Jedes Mitglied muss pro Jahr 780 € Gebühr zahlen. Lohnt sich das? Ludwigs: „Mein BNI-Umsatz stimmt und ich finde beim BNI die Experten, die ich für meine Projekte benötige.“ Gebhardts Bilanz ist gemischt: Als Architekt greift er gerne auf die vielen Gewerke in seinem Chapter zurück. Auf einen Auftrag wartet er noch. Allerdings sei er auch erst sechs Monate dabei. Er hegt jedoch die Befürchtung, seine Angebote seien für sein Chapter vor allem in seinem zweiten Geschäftsbereich, Corporate Events, zu überregional und komplex. „Bei uns profitieren vor allem lokal orientierte Anbieter von standardisierten Leistungen.“ Für Goldschmied Peter Hohagen ging die Rechnung nicht auf: „Mein Geschäft passte nicht zu dem meines Chapters. Ich konnte keine Empfehlungen aussprechen und wurde daher auch nicht empfohlen.“
Wer einen Eintritt erwägt, sollte vorab also klären, ob sein Business mit denen der anderen Chaptermitglieder kompatibel ist. Einen ersten Anhaltspunkt bietet die von BNI veröffentlichte Rankingliste mit 40 Berufen und Geschäftsfeldern, die erfahrungsgemäß am meisten Umsatz durch das BNI erzielen. Aber eine Garantie ist das nicht, da sich die Chapter unterschiedlich zusammensetzen. Ludwigs empfiehlt, sich vorab beim Mitgliederkoordinator zu erkundigen, wie viel Umsatz man erwarten kann.

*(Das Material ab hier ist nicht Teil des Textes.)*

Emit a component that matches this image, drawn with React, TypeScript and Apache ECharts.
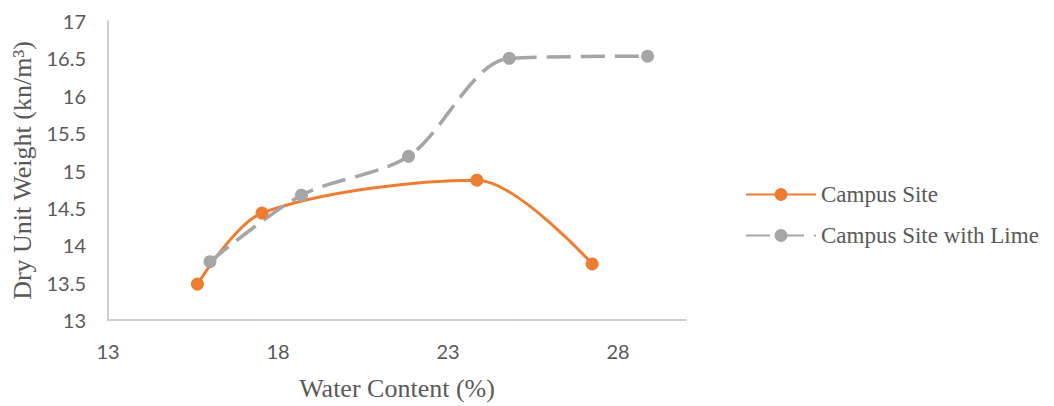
import React, { useEffect, useRef } from "react";
import * as echarts from "echarts";

const seriesNames = ["Campus Site", "Campus Site with Lime"];
const campusX = [15.63, 17.53, 23.85, 27.24];
const campusY = [13.48, 14.43, 14.87, 13.75];
const limeX = [16.0, 18.69, 21.84, 24.8, 28.87];
const limeY = [13.78, 14.67, 15.19, 16.5, 16.53];
const xTitle = "Water Content (%)";
const yTitle = "Dry Unit Weight (kn/m³)";

export default function App() {
  const ref = useRef<HTMLDivElement>(null);
  useEffect(() => {
    if (!ref.current) return;
    const chart = echarts.init(ref.current, null, { renderer: "svg" });
    const tickFont = { fontFamily: "Lato", fontSize: 20, color: "#595959" };
    chart.setOption({
      animation: false,
      grid: { left: 108, top: 21, right: 368, bottom: 83 },
      xAxis: {
        type: "value",
        min: 13,
        max: 30,
        interval: 5,
        axisLine: { show: true, lineStyle: { color: "#bfbfbf", width: 1.5 } },
        axisTick: { show: false },
        splitLine: { show: false },
        axisLabel: { ...tickFont, margin: 21, showMaxLabel: false },
        name: xTitle,
        nameLocation: "middle",
        nameGap: 55,
        nameTextStyle: { fontFamily: "Liberation Serif", fontSize: 26, color: "#595959" },
      },
      yAxis: {
        type: "value",
        min: 13,
        max: 17,
        interval: 0.5,
        axisLine: { show: true, lineStyle: { color: "#bfbfbf", width: 1.5 } },
        axisTick: { show: false },
        splitLine: { show: false },
        axisLabel: { ...tickFont, margin: 22 },
        name: yTitle,
        nameLocation: "middle",
        nameGap: 73,
        nameTextStyle: { fontFamily: "Liberation Serif", fontSize: 26, color: "#595959" },
      },
      legend: {
        orient: "vertical",
        left: 740,
        top: 178,
        itemWidth: 70,
        itemHeight: 16,
        itemGap: 18,
        textStyle: { fontFamily: "Liberation Serif", fontSize: 23, color: "#595959" },
        data: seriesNames,
      },
      series: [
        {
          name: seriesNames[0],
          type: "line",
          smooth: 0.3,
          data: campusX.map((x, i) => [x, campusY[i]]),
          symbol: "circle",
          symbolSize: 13,
          itemStyle: { color: "#ED7D31" },
          lineStyle: { color: "#ED7D31", width: 3 },
        },
        {
          name: seriesNames[1],
          type: "line",
          smooth: 0.3,
          data: limeX.map((x, i) => [x, limeY[i]]),
          symbol: "circle",
          symbolSize: 13,
          itemStyle: { color: "#A5A5A5" },
          lineStyle: { color: "#A5A5A5", width: 3.5, type: [24, 10] },
        },
      ],
    });
    return () => chart.dispose();
  }, []);
  return <div ref={ref} style={{ width: 1054, height: 406, position: "absolute", left: 0, top: 0 }} />;
}
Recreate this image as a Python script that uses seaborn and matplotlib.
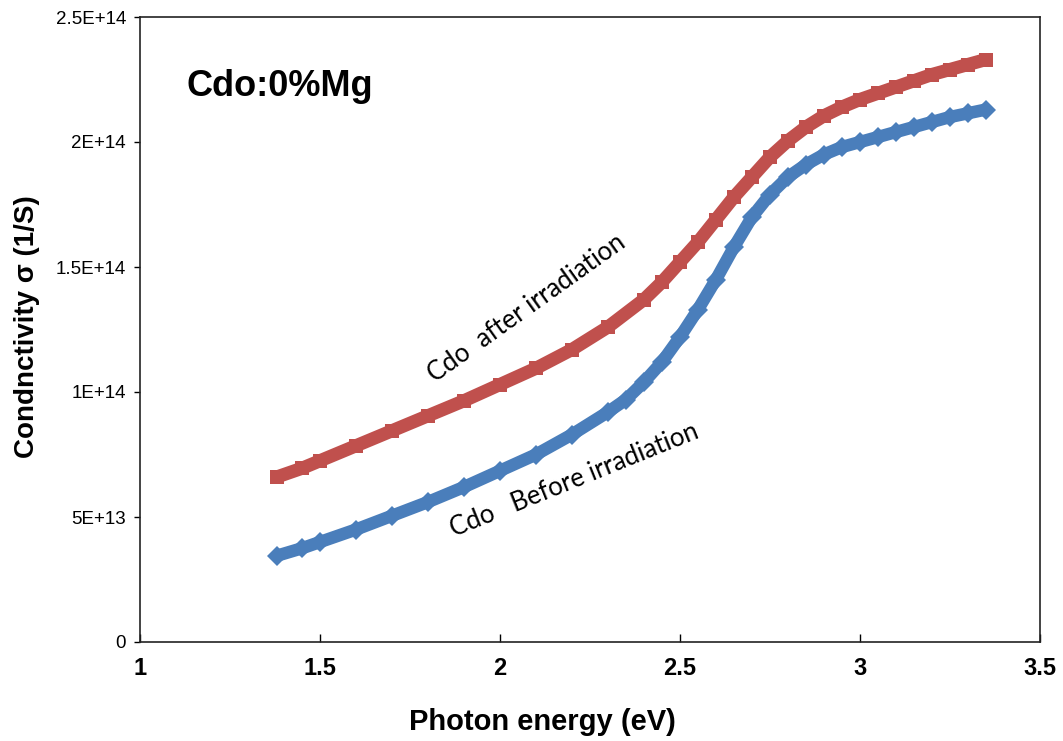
import matplotlib
matplotlib.use("Agg")
import matplotlib.pyplot as plt
import seaborn as sns
import pandas as pd
from matplotlib import font_manager

# ---- data (conductivity in units of 1E14 1/S) ----
energy_after = [1.38, 1.45, 1.5, 1.6, 1.7, 1.8, 1.9, 2.0, 2.1, 2.2, 2.3, 2.4, 2.45,
                2.5, 2.55, 2.6, 2.65, 2.7, 2.75, 2.8, 2.85, 2.9, 2.95, 3.0, 3.05,
                3.1, 3.15, 3.2, 3.25, 3.3, 3.35]
sigma_after = [0.66, 0.695, 0.725, 0.785, 0.845, 0.905, 0.965, 1.03, 1.095, 1.17, 1.26,
               1.37, 1.44, 1.52, 1.60, 1.69, 1.78, 1.86, 1.94, 2.005, 2.06, 2.105, 2.14,
               2.17, 2.195, 2.22, 2.245, 2.27, 2.29, 2.31, 2.33]

energy_before = [1.38, 1.45, 1.5, 1.6, 1.7, 1.8, 1.9, 2.0, 2.1, 2.2, 2.3, 2.35, 2.4,
                 2.45, 2.5, 2.55, 2.6, 2.65, 2.7, 2.75, 2.8, 2.85, 2.9, 2.95, 3.0,
                 3.05, 3.1, 3.15, 3.2, 3.25, 3.3, 3.35]
sigma_before = [0.345, 0.375, 0.40, 0.45, 0.505, 0.56, 0.62, 0.685, 0.75, 0.83, 0.92,
                0.97, 1.04, 1.12, 1.22, 1.33, 1.45, 1.58, 1.70, 1.79, 1.86, 1.91,
                1.95, 1.98, 2.0, 2.02, 2.04, 2.06, 2.08, 2.10, 2.115, 2.13]

x_ticks = [1, 1.5, 2, 2.5, 3, 3.5]
x_tick_labels = ["1", "1.5", "2", "2.5", "3", "3.5"]
y_ticks = [0, 0.5, 1.0, 1.5, 2.0, 2.5]
y_tick_labels = ["0", "5E+13", "1E+14", "1.5E+14", "2E+14", "2.5E+14"]

title_text = "Cdo:0%Mg"
label_after = "Cdo  after irradiation"
label_before = "Cdo   Before irradiation"

# ---- styling ----
sns.set_theme(style="white")
plt.rcParams["font.family"] = ["Liberation Sans", "DejaVu Sans"]

names = {f.name for f in font_manager.fontManager.ttflist}
narrow = "Liberation Sans Narrow" if "Liberation Sans Narrow" in names else "Liberation Sans"
annot_font = "Lato" if "Lato" in names else "DejaVu Sans"

RED = "#C0504D"
BLUE = "#4A7EBB"

fig = plt.figure(figsize=(10.63, 7.41), dpi=100)
ax = fig.add_axes([140 / 1063, 99 / 741, 900 / 1063, 625 / 741])

df_a = pd.DataFrame({"E": energy_after, "s": sigma_after})
df_b = pd.DataFrame({"E": energy_before, "s": sigma_before})

sns.lineplot(data=df_a, x="E", y="s", ax=ax, color=RED, linewidth=9.5,
             marker="s", markersize=9.5, markeredgewidth=0, solid_capstyle="butt")
sns.lineplot(data=df_b, x="E", y="s", ax=ax, color=BLUE, linewidth=9,
             marker="D", markersize=10, markeredgewidth=0, solid_capstyle="butt")

ax.set_xlim(1, 3.5)
ax.set_ylim(0, 2.5)
ax.set_xticks(x_ticks)
ax.set_xticklabels(x_tick_labels, fontfamily=narrow, fontweight="bold", fontsize=17)
ax.set_yticks(y_ticks)
ax.set_yticklabels(y_tick_labels, fontsize=13.5)

ax.tick_params(axis="x", direction="in", length=6, width=1, pad=11, colors="black")
ax.tick_params(axis="y", direction="out", length=4, width=1, pad=6, colors="black")
ax.tick_params(axis="y", left=True)
ax.tick_params(axis="x", bottom=True)

for sp in ax.spines.values():
    sp.set_visible(True)
    sp.set_color("#222222")
    sp.set_linewidth(1.2)

ax.set_xlabel("Photon energy (eV)", fontsize=21, fontweight="bold", color="black")
ax.xaxis.set_label_coords((542 - 140) / 900, -0.105)
ax.set_ylabel("Condnctivity σ (1/S)", fontsize=20, fontweight="bold", color="black")
ax.yaxis.set_label_coords((40 - 140) / 900, 0.504)

ax.text((280 - 140) / 900, (642 - 87) / 625, title_text, transform=ax.transAxes,
        fontsize=26, fontweight="bold", ha="center", va="center", color="black")

ax.text(2.075, 1.336, label_after, fontsize=18.5, family=annot_font, rotation=35.5,
        ha="center", va="center", rotation_mode="anchor", color="black")
ax.text(2.208, 0.648, label_before, fontsize=18.5, family=annot_font, rotation=22,
        ha="center", va="center", rotation_mode="anchor", color="black")

fig.savefig("out.png", dpi=100)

Hans-Peter Restle, Eigentümer der RJ Gerüstbau + Zugangstechnik GmbH, lehnt Empfehlungsnetzwerke wie das BNI generell ab. Er will keine Menschen empfehlen, die er nicht sehr gut kennt und auch nicht von solchen empfohlen werden. Er baut auf soziale Netzwerke wie Lions oder Kochbruderschaften, in denen die Pflege von gemeinsamen privaten Interessen und Freundschaften im Mittelpunkt stehen.